Her birth was every bit as holy as the those of my three living children: anticipated, aching, and real. The thing I love about birthing is the way I cannot be anywhere else, the way that giving birth takes me over completely. And this time, I was overtaken by death instead of life, a death that passed through my body, which I cannot leave behind.

There are no adequate words for the pain of losing a child, no explanation that removes the suffering. In just ten short weeks, half of which we had only hoped for her, she had already changed our whole world. We imagined the places in the house that she would occupy, the rearrangement of seating in the car and at the kitchen table, the adjustment of summer vacation plans. Our hearts had already loved her into the sandbox with the cousins and friends that will be born this summer and fall. Silence will fill the space that would have been her voice crying for us in the night or fighting with her siblings.

God has been so close in this season of silence, in colour and feelings, shadows and touch. The usual words and images that connect me with the Creator have fallen away, at least for now. I am held in an unfamiliar but wonderful way.  Perhaps this different way of feeling God will make sense later.  Family and friends have wrapped us in care that we knew but did not know.  Food and help with the laundry, cards and emails, prayers and thoughts, all of it carrying us forward into a future without her in our arms, but nonetheless changed by her.

The silence has also brought beautiful and sorrow-filled whispers from women and families who have suffered these losses of babies before and just after birth.
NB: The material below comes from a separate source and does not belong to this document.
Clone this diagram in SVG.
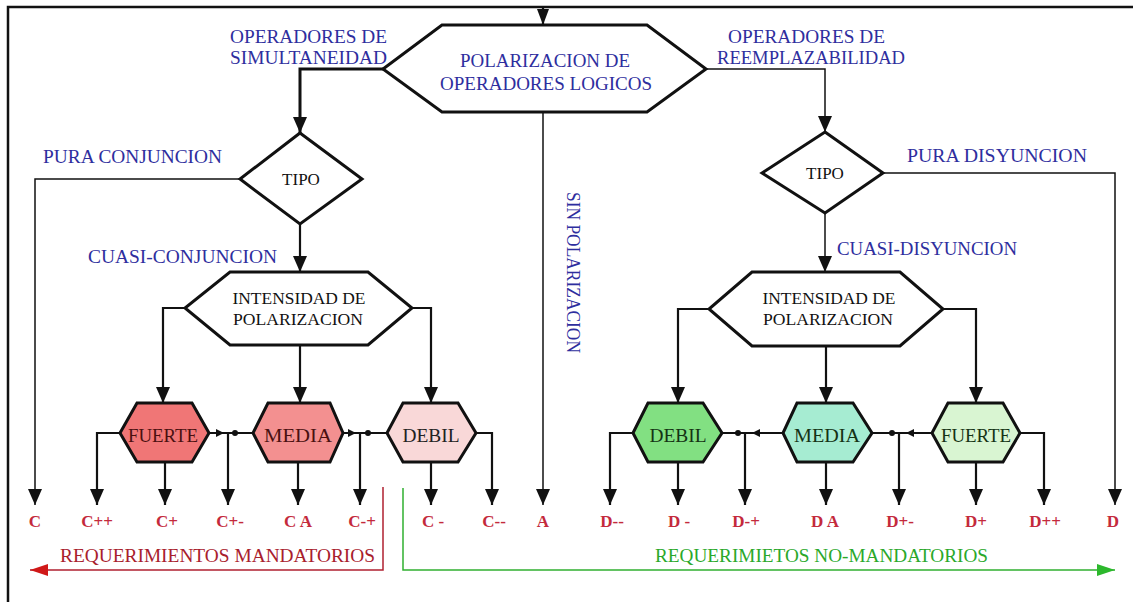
<svg xmlns="http://www.w3.org/2000/svg" width="1133" height="602" viewBox="0 0 1133 602">
<style>
.frame{fill:none;stroke:#111;stroke-width:2.5}
.c{fill:none;stroke:#111;stroke-width:2.2}
.ct{fill:none;stroke:#111;stroke-width:1.5}
.hx{stroke:#111;stroke-width:3;stroke-linejoin:miter}
.lbl{font-family:"Liberation Serif","Times New Roman",serif;font-size:18px;fill:#2e2e9e}
.blk{font-family:"Liberation Serif","Times New Roman",serif;font-size:17px;fill:#111;text-anchor:middle}
.nd{font-family:"Liberation Serif","Times New Roman",serif;font-size:19px;text-anchor:middle}
.out{font-family:"Liberation Serif","Times New Roman",serif;font-size:17px;font-weight:bold;fill:#c42a3c;text-anchor:middle}
.small{fill:#111}
</style>
<defs>
<marker id="ah" markerUnits="userSpaceOnUse" viewBox="0 0 16 14" refX="16" refY="7" markerWidth="16" markerHeight="14" orient="auto"><path d="M0,0 L16,7 L0,14 z" fill="#111"/></marker>
<marker id="ahs" markerUnits="userSpaceOnUse" viewBox="0 0 16 12" refX="16" refY="6" markerWidth="16" markerHeight="12" orient="auto"><path d="M0,0 L16,6 L0,12 z" fill="#111"/></marker>
<marker id="ahr" markerUnits="userSpaceOnUse" viewBox="0 0 18 12" refX="18" refY="6" markerWidth="18" markerHeight="12" orient="auto"><path d="M0,0 L18,6 L0,12 z" fill="#d01818"/></marker>
<marker id="ahg" markerUnits="userSpaceOnUse" viewBox="0 0 18 12" refX="18" refY="6" markerWidth="18" markerHeight="12" orient="auto"><path d="M0,0 L18,6 L0,12 z" fill="#2cb82c"/></marker>
</defs>
<path class="frame" d="M8,602 V7 H1133"/>
<g id="connectors">
<path class="c" d="M543,7 V25" marker-end="url(#ahs)"/>
<path class="c" d="M383,69 H300 V133" marker-end="url(#ah)" style="stroke-width:3"/>
<path class="ct" d="M706,69 H825 V132" marker-end="url(#ah)"/>
<path class="ct" d="M543,112 V505" marker-end="url(#ah)"/>
<path class="ct" d="M240,179 H35 V505" marker-end="url(#ah)"/>
<path class="c" d="M300,224 V272" marker-end="url(#ah)"/>
<path class="c" d="M185,308 H163 V403" marker-end="url(#ah)"/>
<path class="c" d="M300,345 V403" marker-end="url(#ah)"/>
<path class="c" d="M412,308 H431 V403" marker-end="url(#ah)"/>
<path class="c" d="M120,433 H97 V505" marker-end="url(#ah)"/>
<path class="c" d="M165,462 V505" marker-end="url(#ah)"/>
<path class="c" d="M209,433 H253"/>
<path class="c" d="M228,433 V505" marker-end="url(#ah)"/>
<path class="c" d="M298,462 V505" marker-end="url(#ah)"/>
<path class="c" d="M343,433 H387"/>
<path class="c" d="M360,433 V505" marker-end="url(#ah)"/>
<path class="c" d="M431,462 V505" marker-end="url(#ah)"/>
<path class="c" d="M476,433 H492 V505" marker-end="url(#ah)"/>
<path class="ct" d="M883,173 H1115 V505" marker-end="url(#ah)"/>
<path class="ct" d="M825,213 V272" marker-end="url(#ah)"/>
<path class="c" d="M709,309 H678 V403" marker-end="url(#ah)"/>
<path class="c" d="M826,346 V403" marker-end="url(#ah)"/>
<path class="c" d="M943,309 H976 V403" marker-end="url(#ah)"/>
<path class="c" d="M633,433 H610 V505" marker-end="url(#ah)"/>
<path class="c" d="M678,462 V505" marker-end="url(#ah)"/>
<path class="c" d="M722,433 H783"/>
<path class="c" d="M745,433 V505" marker-end="url(#ah)"/>
<path class="c" d="M826,462 V505" marker-end="url(#ah)"/>
<path class="c" d="M872,433 H932"/>
<path class="c" d="M899,433 V505" marker-end="url(#ah)"/>
<path class="c" d="M976,462 V505" marker-end="url(#ah)"/>
<path class="c" d="M1020,433 H1044 V505" marker-end="url(#ah)"/>
<g class="small">
<path d="M216,429 L224,433 L216,437 z"/><circle cx="235" cy="433" r="3"/>
<path d="M348,429 L356,433 L348,437 z"/><circle cx="368" cy="433" r="3"/>
<circle cx="738" cy="433" r="3"/><path d="M760,429 L752,433 L760,437 z"/>
<circle cx="892" cy="433" r="3"/><path d="M914,429 L906,433 L914,437 z"/>
</g>
<path d="M383,487 V570 H30" fill="none" stroke="#b02030" stroke-width="1.5" marker-end="url(#ahr)"/>
<path d="M403,488 V570 H1115" fill="none" stroke="#30b030" stroke-width="1.5" marker-end="url(#ahg)"/>
</g>
<g id="polarizacion">
<polygon class="hx" fill="#fff" points="442,25 647,25 706,69 647,112 442,112 383,69"/>
<text class="nd" fill="#2e2e9e" x="545" y="67" textLength="170" lengthAdjust="spacingAndGlyphs">POLARIZACION DE</text>
<text class="nd" fill="#2e2e9e" x="546" y="90" textLength="212" lengthAdjust="spacingAndGlyphs">OPERADORES LOGICOS</text>
</g>
<g id="labels">
<text class="lbl" x="230" y="43" textLength="157" lengthAdjust="spacingAndGlyphs">OPERADORES DE</text>
<text class="lbl" x="230" y="64" textLength="157" lengthAdjust="spacingAndGlyphs">SIMULTANEIDAD</text>
<text class="lbl" x="728" y="43" textLength="157" lengthAdjust="spacingAndGlyphs">OPERADORES DE</text>
<text class="lbl" x="717" y="64" textLength="188" lengthAdjust="spacingAndGlyphs">REEMPLAZABILIDAD</text>
<text class="lbl" x="43" y="163" textLength="179" lengthAdjust="spacingAndGlyphs">PURA CONJUNCION</text>
<text class="lbl" x="907" y="162" textLength="180" lengthAdjust="spacingAndGlyphs">PURA  DISYUNCION</text>
<text class="lbl" x="88" y="263" textLength="189" lengthAdjust="spacingAndGlyphs">CUASI-CONJUNCION</text>
<text class="lbl" x="837" y="255" textLength="180" lengthAdjust="spacingAndGlyphs">CUASI-DISYUNCION</text>
<text class="lbl" transform="translate(567,192) rotate(90)" textLength="161" lengthAdjust="spacingAndGlyphs">SIN POLARIZACION</text>
</g>
<g id="tipo-izq">
<polygon class="hx" fill="#fff" points="300,133 362,179 300,224 240,179"/>
<text class="blk" x="301" y="185">TIPO</text>
</g>
<g id="tipo-der">
<polygon class="hx" fill="#fff" points="825,132 883,173 825,213 762,173"/>
<text class="blk" x="825" y="179">TIPO</text>
</g>
<g id="intensidad-izq">
<polygon class="hx" fill="#fff" points="230,272 368,272 412,308 368,345 230,345 185,308"/>
<text class="blk" x="299" y="304" textLength="133" lengthAdjust="spacingAndGlyphs">INTENSIDAD DE</text>
<text class="blk" x="298" y="325" textLength="130" lengthAdjust="spacingAndGlyphs">POLARIZACION</text>
</g>
<g id="intensidad-der">
<polygon class="hx" fill="#fff" points="752,272 900,272 943,309 900,346 752,346 709,309"/>
<text class="blk" x="829" y="304" textLength="133" lengthAdjust="spacingAndGlyphs">INTENSIDAD DE</text>
<text class="blk" x="828" y="325" textLength="130" lengthAdjust="spacingAndGlyphs">POLARIZACION</text>
</g>
<g id="fuerte-c">
<polygon class="hx" fill="#f07676" points="137,403 192,403 209,433 192,462 137,462 120,433"/>
<text class="nd" fill="#4a1010" x="163" y="442" textLength="70" lengthAdjust="spacingAndGlyphs">FUERTE</text>
</g>
<g id="media-c">
<polygon class="hx" fill="#f39090" points="268,403 330,403 343,433 330,462 268,462 253,433"/>
<text class="nd" fill="#4a1010" x="298" y="442" textLength="68" lengthAdjust="spacingAndGlyphs">MEDIA</text>
</g>
<g id="debil-c">
<polygon class="hx" fill="#f9d8d8" points="403,403 458,403 476,433 458,462 403,462 387,433"/>
<text class="nd" fill="#222" x="431" y="442" textLength="57" lengthAdjust="spacingAndGlyphs">DEBIL</text>
</g>
<g id="debil-d">
<polygon class="hx" fill="#82e082" points="648,403 703,403 722,433 703,462 648,462 633,433"/>
<text class="nd" fill="#143214" x="678" y="442" textLength="57" lengthAdjust="spacingAndGlyphs">DEBIL</text>
</g>
<g id="media-d">
<polygon class="hx" fill="#a6ecd2" points="797,403 853,403 872,433 853,462 797,462 783,433"/>
<text class="nd" fill="#143214" x="827" y="442" textLength="66" lengthAdjust="spacingAndGlyphs">MEDIA</text>
</g>
<g id="fuerte-d">
<polygon class="hx" fill="#d9f5d2" points="948,403 1003,403 1020,433 1003,462 948,462 932,433"/>
<text class="nd" fill="#143214" x="976" y="442" textLength="70" lengthAdjust="spacingAndGlyphs">FUERTE</text>
</g>
<g id="salidas">
<text class="out" x="35" y="527">C</text>
<text class="out" x="97" y="527">C++</text>
<text class="out" x="167" y="527">C+</text>
<text class="out" x="230" y="527">C+-</text>
<text class="out" x="298" y="527">C A</text>
<text class="out" x="362" y="527">C-+</text>
<text class="out" x="433" y="527">C -</text>
<text class="out" x="494" y="527">C--</text>
<text class="out" x="543" y="527">A</text>
<text class="out" x="612" y="527">D--</text>
<text class="out" x="679" y="527">D -</text>
<text class="out" x="746" y="527">D-+</text>
<text class="out" x="825" y="527">D A</text>
<text class="out" x="900" y="527">D+-</text>
<text class="out" x="976" y="527">D+</text>
<text class="out" x="1045" y="527">D++</text>
<text class="out" x="1113" y="527">D</text>
</g>
<g id="requerimientos">
<text x="60" y="562" font-family="Liberation Serif, serif" font-size="19" fill="#a8202c" textLength="315" lengthAdjust="spacingAndGlyphs">REQUERIMIENTOS MANDATORIOS</text>
<text x="655" y="562" font-family="Liberation Serif, serif" font-size="19" fill="#2aa82a" textLength="333" lengthAdjust="spacingAndGlyphs">REQUERIMIETOS NO-MANDATORIOS</text>
</g>
</svg>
Though the club need not be so secret, there has been much grace in being held by the ones who remind us that neither we nor Claire is alone.

Six surviving flowers sit on the kitchen counter from the bouquets that slowly die after her. They proclaim the way of things, that death follows living, that I am not in control of either. Nothing I have touched or held, longed for or lost has ever been mine.  Everything is a gift for a season.

In simply living her own growth, Claire has given us so many gifts. Growth in our marriage around the invitation to love her. Deep joy at the knowledge of her existence. A changed picture of our future and family. An invitation to sit with the silence of the mystery we cannot understand. A reminder that I need not do anything in order to change the world. The love poured out in response to her life and her death. They are not the gifts I would have chosen, but they are gifts of this silence that follows her.

And so I whisper into this Silence holding the miracle and misery and mystery of it all: hold me here in the holiness and reverence of living and dying, and help me to receive the grace of what is even while we feel the pain of what could have been.